La novedad para la idea de posverdad es la irrelevancia de los hechos, la prescindencia de lo factico. Ya no existe la verdad y la mentira tal como la conocíamos, porque la construcción de la posverdad no requiere de hechos contrastables sino de herramientas para instalar cualquier “acontecimiento”.

La verdad y la mentira ya no dependen de la realidad, sino de la capacidad de crearla e imponerla. Por lo tanto, la posverdad podria ser tranquilamente la posmentira.

Tampoco es nuevo imponer verdades, sin embargo, la particularidad de la posverdad es su potencia en un contexto de hiper-mediatizado donde existe acceso a medios tradicionales y alternativos para “desmentir” imposiciones. En otros tiempos, la historia oficial primaba pero en un universo informativo más pequeño y cerrado.

La lógica de la posverdad es no tener lógica, desligarse de la ética y hasta de la estética. La posverdad es una vulgar demostración de poder cotidiana, donde la versión de ayer no requiere encadenarse con la de hoy, y la de mañana puede derribar todo lo dicho. Un suicidio puede ser un crimen y un desaparecido un escapista. Los hechos no pesan.

La posverdad verifica su poder en cada nueva versión, inconexa, contradictoria, pero potente; sostenida en los medios y replicada en las redes, compitiendo con lo que conocemos como el discurso de contra-poder, que intenta hegemonizar internet.

La disputa tradicional que giraba en torno a la interpretación de los hechos fue reemplazada por la inmediatez de la verdad necesaria para el poder. Esa vorágine por imponer verdades necesarias convierte a los hechos en un bien inservible hasta para periodistas y jueces, que en otros tiempos tenían en los hechos su principal insumo.

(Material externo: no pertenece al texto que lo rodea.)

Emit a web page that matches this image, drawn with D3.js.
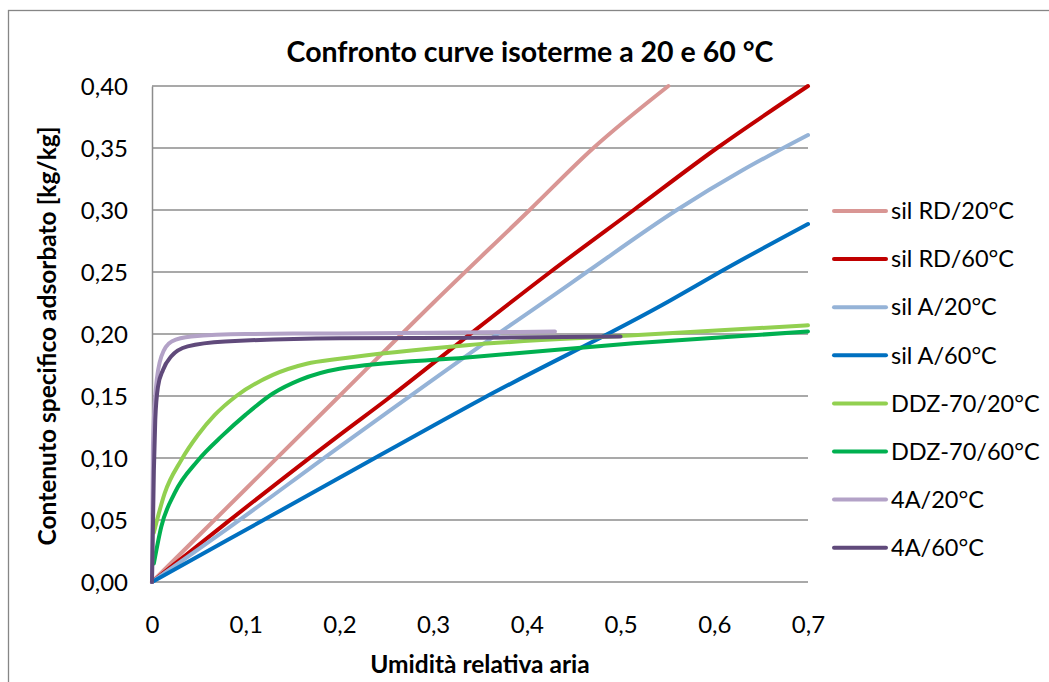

No es una batalla perdida, pero está claro que si nos quitan los hechos nos quitan todo. No tenemos potencia mediática, ni la eficiencia en las redes. Teníamos los hechos, base para contrastar; lo que siempre denominamos como la única verdad, la realidad. Estamos en una época donde el poder no disputa interpretaciones, elige construir la realidad directamente, si los hechos no existen los crea a medida y los impone.